Sunday, April 23, 2006

jack white of the white stripes makes ad for coca-cola

so the indie darlings of a few years ago are now hocking coke. it wasn't enough that kerouac and ginsberg sold khakis for gap, now the whites go and conspire with coke.

contact them and let them know you think they can do better. remind them that coke and the image that white is selling, are masking the fact that there have been multiple murders and an undocumented number of attempted murders of labor organizers and union members and affliiates.

click here for contact info (flash -- or something -- required)

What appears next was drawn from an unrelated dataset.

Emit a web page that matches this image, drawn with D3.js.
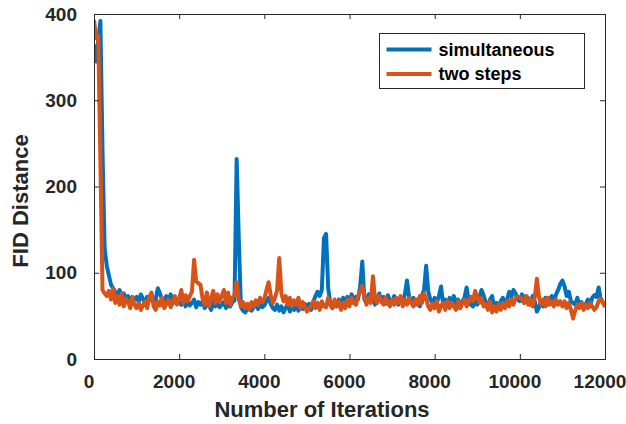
<!DOCTYPE html>
<html>
<head>
<meta charset="utf-8">
<script src="https://cdn.jsdelivr.net/npm/d3@7"></script>
<style>
  body { margin: 0; background: #fff; }
  svg { display: block; font-family: "Liberation Sans", Arial, sans-serif; }
  .tick-label { font-size: 19px; font-weight: bold; fill: #262626; }
  .axis-title { font-size: 22px; font-weight: bold; fill: #262626; }
  .legend-text { font-size: 18px; font-weight: bold; fill: #000; }
</style>
</head>
<body>
<svg id="chart"></svg>
<script>
// FID distance sampled every 50 iterations, 0..12000
const step = 50;

const simultaneous = [
  365, 345, 370, 392, 240, 128, 108, 97, 86, 82, 78, 74, 80, 72, 76, 70, 73, 68, 72, 69,
  72, 66, 75, 70, 64, 72, 68, 74, 66, 70, 82, 76, 68, 66, 73, 68, 75, 64, 71, 67,
  66, 63, 70, 61, 68, 62, 65, 69, 60, 66, 63, 67, 59, 65, 62, 57, 66, 61, 64, 60,
  63, 66, 59, 64, 61, 66, 68, 232, 140, 60, 56, 54, 58, 63, 56, 60, 64, 58, 64, 60,
  62, 67, 71, 64, 59, 57, 63, 56, 61, 54, 59, 64, 55, 60, 57, 62, 56, 61, 58, 64,
  60, 64, 57, 66, 73, 78, 73, 80, 140, 145, 82, 64, 59, 67, 61, 69, 63, 71, 65, 72,
  67, 75, 65, 72, 69, 84, 113, 69, 65, 75, 67, 73, 63, 70, 76, 66, 72, 64, 74, 68,
  65, 73, 67, 63, 71, 65, 75, 91, 72, 65, 71, 63, 69, 61, 73, 80, 108, 78, 69, 65,
  71, 65, 73, 84, 63, 69, 61, 71, 65, 73, 63, 69, 59, 67, 71, 83, 67, 63, 61, 67,
  63, 71, 80, 74, 65, 61, 69, 73, 57, 65, 59, 67, 71, 61, 69, 78, 72, 80, 76, 69,
  67, 75, 65, 73, 70, 63, 73, 67, 55, 60, 67, 61, 71, 63, 69, 73, 65, 75, 80, 87,
  91, 84, 73, 78, 67, 65, 63, 71, 61, 66, 59, 64, 69, 61, 71, 74, 72, 83, 69, 65,
  64
];

const twoSteps = [
  393, 372, 375, 230, 80, 76, 73, 79, 69, 82, 65, 73, 63, 76, 61, 70, 66, 59, 72, 63,
  59, 65, 57, 62, 67, 59, 72, 77, 61, 57, 67, 62, 71, 59, 64, 69, 60, 66, 73, 63,
  70, 80, 65, 74, 67, 73, 78, 115, 90, 88, 86, 70, 63, 77, 61, 70, 79, 65, 75, 67,
  73, 80, 65, 77, 63, 71, 74, 89, 69, 61, 66, 59, 64, 57, 66, 61, 68, 63, 71, 66,
  70, 80, 89, 74, 65, 71, 80, 117, 76, 67, 73, 63, 71, 61, 68, 63, 71, 59, 66, 61,
  55, 58, 62, 67, 59, 65, 57, 67, 61, 60, 71, 63, 59, 69, 61, 67, 57, 65, 59, 69,
  61, 71, 65, 63, 73, 78, 85, 72, 63, 71, 65, 96, 69, 65, 73, 67, 63, 71, 65, 61,
  69, 63, 71, 65, 73, 61, 69, 63, 71, 65, 61, 69, 63, 73, 65, 76, 70, 61, 57, 64,
  59, 67, 55, 62, 65, 57, 67, 59, 65, 61, 57, 67, 59, 65, 69, 61, 67, 72, 67, 79,
  72, 65, 71, 61, 64, 57, 67, 54, 61, 55, 63, 57, 65, 59, 67, 61, 69, 63, 71, 72,
  72, 69, 65, 73, 63, 69, 61, 71, 93, 72, 63, 69, 61, 71, 63, 67, 61, 69, 63, 67,
  61, 67, 59, 65, 57, 47, 56, 63, 59, 65, 57, 63, 59, 65, 61, 57, 60, 67, 70, 66,
  60
];

const seriesNames = ['simultaneous', 'two steps'];
const seriesColors = ['#0072BD', '#D95319'];
const xTicks = [0, 2000, 4000, 6000, 8000, 10000, 12000];
const yTicks = [0, 100, 200, 300, 400];

const config = {
  width: 626,
  height: 424,
  margin: { top: 14, right: 21, bottom: 65, left: 94 }
};

const svg = d3.select('#chart')
  .attr('width', config.width)
  .attr('height', config.height);

const innerW = config.width - config.margin.left - config.margin.right;
const innerH = config.height - config.margin.top - config.margin.bottom;

const g = svg.append('g')
  .attr('transform', `translate(${config.margin.left},${config.margin.top})`);

// Scales
const x = d3.scaleLinear().domain([0, 12000]).range([0, innerW]);
const y = d3.scaleLinear().domain([0, 400]).range([innerH, 0]);

// Clip lines to the axes box
svg.append('defs').append('clipPath')
  .attr('id', 'plot-clip')
  .append('rect')
  .attr('width', innerW)
  .attr('height', innerH);

const line = d3.line()
  .x((d, i) => x(i * step))
  .y(d => y(d));

const plot = g.append('g').attr('clip-path', 'url(#plot-clip)');

[simultaneous, twoSteps].forEach((values, i) => {
  plot.append('path')
    .datum(values)
    .attr('fill', 'none')
    .attr('stroke', seriesColors[i])
    .attr('stroke-width', 4)
    .attr('stroke-linejoin', 'round')
    .attr('d', line);
});

// Axes: ticks inward on all four sides (MATLAB box on)
const tickLen = 5;
const axisColor = '#262626';

const xAxisBottom = d3.axisBottom(x).tickValues(xTicks).tickSize(-tickLen).tickFormat('');
const xAxisTop = d3.axisTop(x).tickValues(xTicks).tickSize(-tickLen).tickFormat('');
const yAxisLeft = d3.axisLeft(y).tickValues(yTicks).tickSize(-tickLen).tickFormat('');
const yAxisRight = d3.axisRight(y).tickValues(yTicks).tickSize(-tickLen).tickFormat('');

g.append('g').attr('transform', `translate(0,${innerH})`).call(xAxisBottom);
g.append('g').call(xAxisTop);
g.append('g').call(yAxisLeft);
g.append('g').attr('transform', `translate(${innerW},0)`).call(yAxisRight);

g.selectAll('.domain').attr('stroke', axisColor);
g.selectAll('.tick line').attr('stroke', axisColor);

// Tick labels
g.selectAll('.x-label')
  .data(xTicks)
  .enter()
  .append('text')
  .attr('class', 'tick-label')
  .attr('x', d => x(d) - 5)
  .attr('y', innerH + 29)
  .attr('text-anchor', 'middle')
  .text(d => d);

g.selectAll('.y-label')
  .data(yTicks)
  .enter()
  .append('text')
  .attr('class', 'tick-label')
  .attr('x', -17)
  .attr('y', d => y(d))
  .attr('dy', '0.35em')
  .attr('text-anchor', 'end')
  .text(d => d);

// Axis titles
svg.append('text')
  .attr('class', 'axis-title')
  .attr('x', 322)
  .attr('y', 417)
  .attr('text-anchor', 'middle')
  .text('Number of Iterations');

svg.append('text')
  .attr('class', 'axis-title')
  .attr('transform', 'translate(28,201) rotate(-90)')
  .attr('text-anchor', 'middle')
  .text('FID Distance');

// Legend
const legend = svg.append('g').attr('transform', 'translate(379.5,33.5)');

legend.append('rect')
  .attr('width', 205)
  .attr('height', 55)
  .attr('fill', '#fff')
  .attr('stroke', axisColor)
  .attr('stroke-width', 1);

seriesNames.forEach((name, i) => {
  const ly = 16 + i * 24.5;
  legend.append('line')
    .attr('x1', 7)
    .attr('x2', 52)
    .attr('y1', ly)
    .attr('y2', ly)
    .attr('stroke', seriesColors[i])
    .attr('stroke-width', 4);
  legend.append('text')
    .attr('class', 'legend-text')
    .attr('x', 59)
    .attr('y', ly)
    .attr('dy', '0.35em')
    .text(name);
});
</script>
</body>
</html>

the issues aren't just popping up in colombia; it's india, china, guatemala -- all over the place. except, ironically, here, because despite being this all-american icon, it's simply not "economical" to produce coke (or much of anything for that matter) here in the united states. that said, when human rights violations happen somewhere else, we know about them, and still do nothing, that's on us. today's labor struggles and efforts towards achieving international solidarity and economic justice run parallel to efforts of decades past, and unless we make a serious commitment to hold transnationals accountable for behavior conducted abroad, there's little hope for us or the world.

for an in depth, well-researched history of the highs and lows of coke's global, economic expansion, as well as coke and world culture, pick up a copy of Mark Pendergrast's For God, Country, and Coca-Cola
(his description). if you're interested in a piece that focuses specifically on the acusations raised in colombia, try lesley gill's report to the anthropological human rights committee, "labor and human rights: 'the real thing' in colombia."

2 comments:

Anonymous said...

If working for Coke is worse than not working for Coke, why don't people in other countries just stop working for Coke? Then the labor troubles will be over. If the pool of potential laborers is smaller, the bottlers will have to increase wages and reduce hardship.

míchel said...

we hear things like this often, cardinal martini.

i believe that the only way to answer that is to say that it's about time that we use our imaginations and find another way to conceptualize the working relationship between wages, rights, and production.

must it always be that you either work in undesireable, and often harsh conditions or that you are unemployed and living in trash pile?

as a country we are quite wealthy; around the world, the economy, sciences, and technology have climbed to unprecedented heights. we can do things today that we never imagined possible. is it so difficult to imagine that there is another way to employ people? an ethical way, where people are paid a fair, liveable wage, and not expected to keep quiet when their basic rights as human beings are violated?

i think that this is the challenge that is being met today. and like so many other challenges our world has faced, this challenge, with a little imagination and compassion, will be overcome.